WHAT TO DO:
Make an exact copy of the listing below.
--- start DATA ---
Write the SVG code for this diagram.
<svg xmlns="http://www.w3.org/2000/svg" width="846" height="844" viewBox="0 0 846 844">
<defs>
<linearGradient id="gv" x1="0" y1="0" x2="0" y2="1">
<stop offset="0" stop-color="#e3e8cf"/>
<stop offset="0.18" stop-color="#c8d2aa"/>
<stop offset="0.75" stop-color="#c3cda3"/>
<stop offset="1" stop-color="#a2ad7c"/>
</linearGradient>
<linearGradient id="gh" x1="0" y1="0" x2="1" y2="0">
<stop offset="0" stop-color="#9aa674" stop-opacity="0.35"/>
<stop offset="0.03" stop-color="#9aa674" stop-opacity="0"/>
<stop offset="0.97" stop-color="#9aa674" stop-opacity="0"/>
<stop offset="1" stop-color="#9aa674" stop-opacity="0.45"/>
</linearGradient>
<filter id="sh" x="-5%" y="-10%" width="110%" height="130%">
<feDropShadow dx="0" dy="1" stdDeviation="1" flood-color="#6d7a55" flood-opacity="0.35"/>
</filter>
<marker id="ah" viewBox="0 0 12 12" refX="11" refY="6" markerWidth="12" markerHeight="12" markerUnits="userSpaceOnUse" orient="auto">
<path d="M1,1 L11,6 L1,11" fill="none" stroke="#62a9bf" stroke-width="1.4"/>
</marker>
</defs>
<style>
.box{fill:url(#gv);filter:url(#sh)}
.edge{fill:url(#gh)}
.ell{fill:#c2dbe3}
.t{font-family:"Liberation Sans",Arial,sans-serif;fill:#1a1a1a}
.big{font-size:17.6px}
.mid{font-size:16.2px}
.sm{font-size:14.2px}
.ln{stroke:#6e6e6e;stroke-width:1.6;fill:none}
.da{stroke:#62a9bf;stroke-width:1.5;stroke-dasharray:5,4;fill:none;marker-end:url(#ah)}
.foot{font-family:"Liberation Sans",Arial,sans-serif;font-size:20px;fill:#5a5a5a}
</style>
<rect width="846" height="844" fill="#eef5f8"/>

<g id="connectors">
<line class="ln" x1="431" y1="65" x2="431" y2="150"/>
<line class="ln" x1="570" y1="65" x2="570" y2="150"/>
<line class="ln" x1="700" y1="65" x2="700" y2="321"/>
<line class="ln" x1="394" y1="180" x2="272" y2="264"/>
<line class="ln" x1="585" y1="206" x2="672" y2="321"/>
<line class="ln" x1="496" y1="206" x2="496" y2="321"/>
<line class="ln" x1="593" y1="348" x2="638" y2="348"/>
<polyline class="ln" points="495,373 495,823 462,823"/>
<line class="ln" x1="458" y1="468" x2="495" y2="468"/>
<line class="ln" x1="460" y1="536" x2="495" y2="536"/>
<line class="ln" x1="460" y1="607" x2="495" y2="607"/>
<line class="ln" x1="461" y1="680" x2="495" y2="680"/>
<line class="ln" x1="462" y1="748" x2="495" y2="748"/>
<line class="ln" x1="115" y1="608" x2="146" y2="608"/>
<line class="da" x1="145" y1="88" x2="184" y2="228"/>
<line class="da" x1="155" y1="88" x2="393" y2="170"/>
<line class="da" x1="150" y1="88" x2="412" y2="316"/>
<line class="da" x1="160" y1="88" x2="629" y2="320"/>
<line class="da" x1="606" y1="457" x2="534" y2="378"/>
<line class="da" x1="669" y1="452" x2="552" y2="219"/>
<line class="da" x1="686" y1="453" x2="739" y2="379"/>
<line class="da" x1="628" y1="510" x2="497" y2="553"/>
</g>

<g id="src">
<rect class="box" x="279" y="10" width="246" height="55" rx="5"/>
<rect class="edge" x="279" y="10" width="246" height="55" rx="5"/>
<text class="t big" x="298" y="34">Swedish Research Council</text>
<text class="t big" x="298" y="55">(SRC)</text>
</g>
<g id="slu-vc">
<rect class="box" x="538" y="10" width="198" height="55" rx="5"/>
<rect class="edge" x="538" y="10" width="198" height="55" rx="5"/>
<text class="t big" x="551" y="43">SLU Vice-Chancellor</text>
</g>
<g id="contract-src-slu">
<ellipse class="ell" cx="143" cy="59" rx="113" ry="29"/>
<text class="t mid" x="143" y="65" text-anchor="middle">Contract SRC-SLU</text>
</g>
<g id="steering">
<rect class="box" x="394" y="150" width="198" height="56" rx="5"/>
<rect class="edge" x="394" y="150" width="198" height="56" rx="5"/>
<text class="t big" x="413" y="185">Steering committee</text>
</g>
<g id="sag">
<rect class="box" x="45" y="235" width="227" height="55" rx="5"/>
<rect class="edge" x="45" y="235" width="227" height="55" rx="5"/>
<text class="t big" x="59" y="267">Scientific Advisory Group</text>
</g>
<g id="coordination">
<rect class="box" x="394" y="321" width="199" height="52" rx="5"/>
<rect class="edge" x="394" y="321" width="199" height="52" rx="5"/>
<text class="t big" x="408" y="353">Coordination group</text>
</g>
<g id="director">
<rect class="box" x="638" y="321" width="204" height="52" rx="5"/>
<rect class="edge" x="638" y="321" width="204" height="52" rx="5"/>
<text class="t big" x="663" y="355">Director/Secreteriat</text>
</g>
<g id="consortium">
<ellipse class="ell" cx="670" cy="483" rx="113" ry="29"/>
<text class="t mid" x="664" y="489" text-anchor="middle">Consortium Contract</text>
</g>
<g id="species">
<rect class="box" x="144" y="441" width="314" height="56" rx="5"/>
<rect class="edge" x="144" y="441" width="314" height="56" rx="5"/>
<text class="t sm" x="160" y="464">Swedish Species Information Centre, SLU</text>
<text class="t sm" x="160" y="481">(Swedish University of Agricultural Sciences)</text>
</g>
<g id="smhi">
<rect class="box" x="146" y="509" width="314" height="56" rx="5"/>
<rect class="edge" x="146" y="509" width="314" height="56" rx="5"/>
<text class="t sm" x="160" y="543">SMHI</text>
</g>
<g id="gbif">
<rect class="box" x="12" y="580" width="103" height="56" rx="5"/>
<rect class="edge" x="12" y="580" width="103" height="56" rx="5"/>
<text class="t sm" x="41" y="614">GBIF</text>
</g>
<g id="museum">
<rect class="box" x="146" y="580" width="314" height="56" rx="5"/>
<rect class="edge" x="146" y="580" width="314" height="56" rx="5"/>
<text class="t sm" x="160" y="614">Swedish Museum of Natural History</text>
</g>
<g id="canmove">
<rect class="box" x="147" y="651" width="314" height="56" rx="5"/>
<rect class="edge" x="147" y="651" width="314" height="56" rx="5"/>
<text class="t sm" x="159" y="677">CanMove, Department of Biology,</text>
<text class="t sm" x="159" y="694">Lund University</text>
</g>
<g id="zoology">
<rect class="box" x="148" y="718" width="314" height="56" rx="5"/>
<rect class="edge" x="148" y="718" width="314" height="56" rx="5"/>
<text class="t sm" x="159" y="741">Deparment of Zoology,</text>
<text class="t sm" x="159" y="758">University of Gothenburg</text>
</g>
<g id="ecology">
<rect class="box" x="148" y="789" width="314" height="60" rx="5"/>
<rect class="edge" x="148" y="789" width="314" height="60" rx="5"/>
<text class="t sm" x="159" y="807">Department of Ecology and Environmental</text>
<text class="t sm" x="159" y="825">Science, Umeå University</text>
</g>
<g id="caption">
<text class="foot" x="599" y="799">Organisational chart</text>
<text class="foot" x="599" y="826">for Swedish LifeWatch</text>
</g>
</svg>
--- end DATA ---
TASK SOLUTION:
Write the SVG code for this diagram.
<svg xmlns="http://www.w3.org/2000/svg" width="846" height="844" viewBox="0 0 846 844">
<defs>
<linearGradient id="gv" x1="0" y1="0" x2="0" y2="1">
<stop offset="0" stop-color="#e3e8cf"/>
<stop offset="0.18" stop-color="#c8d2aa"/>
<stop offset="0.75" stop-color="#c3cda3"/>
<stop offset="1" stop-color="#a2ad7c"/>
</linearGradient>
<linearGradient id="gh" x1="0" y1="0" x2="1" y2="0">
<stop offset="0" stop-color="#9aa674" stop-opacity="0.35"/>
<stop offset="0.03" stop-color="#9aa674" stop-opacity="0"/>
<stop offset="0.97" stop-color="#9aa674" stop-opacity="0"/>
<stop offset="1" stop-color="#9aa674" stop-opacity="0.45"/>
</linearGradient>
<filter id="sh" x="-5%" y="-10%" width="110%" height="130%">
<feDropShadow dx="0" dy="1" stdDeviation="1" flood-color="#6d7a55" flood-opacity="0.35"/>
</filter>
<marker id="ah" viewBox="0 0 12 12" refX="11" refY="6" markerWidth="12" markerHeight="12" markerUnits="userSpaceOnUse" orient="auto">
<path d="M1,1 L11,6 L1,11" fill="none" stroke="#62a9bf" stroke-width="1.4"/>
</marker>
</defs>
<style>
.box{fill:url(#gv);filter:url(#sh)}
.edge{fill:url(#gh)}
.ell{fill:#c2dbe3}
.t{font-family:"Liberation Sans",Arial,sans-serif;fill:#1a1a1a}
.big{font-size:17.6px}
.mid{font-size:16.2px}
.sm{font-size:14.2px}
.ln{stroke:#6e6e6e;stroke-width:1.6;fill:none}
.da{stroke:#62a9bf;stroke-width:1.5;stroke-dasharray:5,4;fill:none;marker-end:url(#ah)}
.foot{font-family:"Liberation Sans",Arial,sans-serif;font-size:20px;fill:#5a5a5a}
</style>
<rect width="846" height="844" fill="#eef5f8"/>

<g id="connectors">
<line class="ln" x1="431" y1="65" x2="431" y2="150"/>
<line class="ln" x1="570" y1="65" x2="570" y2="150"/>
<line class="ln" x1="700" y1="65" x2="700" y2="321"/>
<line class="ln" x1="394" y1="180" x2="272" y2="264"/>
<line class="ln" x1="585" y1="206" x2="672" y2="321"/>
<line class="ln" x1="496" y1="206" x2="496" y2="321"/>
<line class="ln" x1="593" y1="348" x2="638" y2="348"/>
<polyline class="ln" points="495,373 495,823 462,823"/>
<line class="ln" x1="458" y1="468" x2="495" y2="468"/>
<line class="ln" x1="460" y1="536" x2="495" y2="536"/>
<line class="ln" x1="460" y1="607" x2="495" y2="607"/>
<line class="ln" x1="461" y1="680" x2="495" y2="680"/>
<line class="ln" x1="462" y1="748" x2="495" y2="748"/>
<line class="ln" x1="115" y1="608" x2="146" y2="608"/>
<line class="da" x1="145" y1="88" x2="184" y2="228"/>
<line class="da" x1="155" y1="88" x2="393" y2="170"/>
<line class="da" x1="150" y1="88" x2="412" y2="316"/>
<line class="da" x1="160" y1="88" x2="629" y2="320"/>
<line class="da" x1="606" y1="457" x2="534" y2="378"/>
<line class="da" x1="669" y1="452" x2="552" y2="219"/>
<line class="da" x1="686" y1="453" x2="739" y2="379"/>
<line class="da" x1="628" y1="510" x2="497" y2="553"/>
</g>

<g id="src">
<rect class="box" x="279" y="10" width="246" height="55" rx="5"/>
<rect class="edge" x="279" y="10" width="246" height="55" rx="5"/>
<text class="t big" x="298" y="34">Swedish Research Council</text>
<text class="t big" x="298" y="55">(SRC)</text>
</g>
<g id="slu-vc">
<rect class="box" x="538" y="10" width="198" height="55" rx="5"/>
<rect class="edge" x="538" y="10" width="198" height="55" rx="5"/>
<text class="t big" x="551" y="43">SLU Vice-Chancellor</text>
</g>
<g id="contract-src-slu">
<ellipse class="ell" cx="143" cy="59" rx="113" ry="29"/>
<text class="t mid" x="143" y="65" text-anchor="middle">Contract SRC-SLU</text>
</g>
<g id="steering">
<rect class="box" x="394" y="150" width="198" height="56" rx="5"/>
<rect class="edge" x="394" y="150" width="198" height="56" rx="5"/>
<text class="t big" x="413" y="185">Steering committee</text>
</g>
<g id="sag">
<rect class="box" x="45" y="235" width="227" height="55" rx="5"/>
<rect class="edge" x="45" y="235" width="227" height="55" rx="5"/>
<text class="t big" x="59" y="267">Scientific Advisory Group</text>
</g>
<g id="coordination">
<rect class="box" x="394" y="321" width="199" height="52" rx="5"/>
<rect class="edge" x="394" y="321" width="199" height="52" rx="5"/>
<text class="t big" x="408" y="353">Coordination group</text>
</g>
<g id="director">
<rect class="box" x="638" y="321" width="204" height="52" rx="5"/>
<rect class="edge" x="638" y="321" width="204" height="52" rx="5"/>
<text class="t big" x="663" y="355">Director/Secreteriat</text>
</g>
<g id="consortium">
<ellipse class="ell" cx="670" cy="483" rx="113" ry="29"/>
<text class="t mid" x="664" y="489" text-anchor="middle">Consortium Contract</text>
</g>
<g id="species">
<rect class="box" x="144" y="441" width="314" height="56" rx="5"/>
<rect class="edge" x="144" y="441" width="314" height="56" rx="5"/>
<text class="t sm" x="160" y="464">Swedish Species Information Centre, SLU</text>
<text class="t sm" x="160" y="481">(Swedish University of Agricultural Sciences)</text>
</g>
<g id="smhi">
<rect class="box" x="146" y="509" width="314" height="56" rx="5"/>
<rect class="edge" x="146" y="509" width="314" height="56" rx="5"/>
<text class="t sm" x="160" y="543">SMHI</text>
</g>
<g id="gbif">
<rect class="box" x="12" y="580" width="103" height="56" rx="5"/>
<rect class="edge" x="12" y="580" width="103" height="56" rx="5"/>
<text class="t sm" x="41" y="614">GBIF</text>
</g>
<g id="museum">
<rect class="box" x="146" y="580" width="314" height="56" rx="5"/>
<rect class="edge" x="146" y="580" width="314" height="56" rx="5"/>
<text class="t sm" x="160" y="614">Swedish Museum of Natural History</text>
</g>
<g id="canmove">
<rect class="box" x="147" y="651" width="314" height="56" rx="5"/>
<rect class="edge" x="147" y="651" width="314" height="56" rx="5"/>
<text class="t sm" x="159" y="677">CanMove, Department of Biology,</text>
<text class="t sm" x="159" y="694">Lund University</text>
</g>
<g id="zoology">
<rect class="box" x="148" y="718" width="314" height="56" rx="5"/>
<rect class="edge" x="148" y="718" width="314" height="56" rx="5"/>
<text class="t sm" x="159" y="741">Deparment of Zoology,</text>
<text class="t sm" x="159" y="758">University of Gothenburg</text>
</g>
<g id="ecology">
<rect class="box" x="148" y="789" width="314" height="60" rx="5"/>
<rect class="edge" x="148" y="789" width="314" height="60" rx="5"/>
<text class="t sm" x="159" y="807">Department of Ecology and Environmental</text>
<text class="t sm" x="159" y="825">Science, Umeå University</text>
</g>
<g id="caption">
<text class="foot" x="599" y="799">Organisational chart</text>
<text class="foot" x="599" y="826">for Swedish LifeWatch</text>
</g>
</svg>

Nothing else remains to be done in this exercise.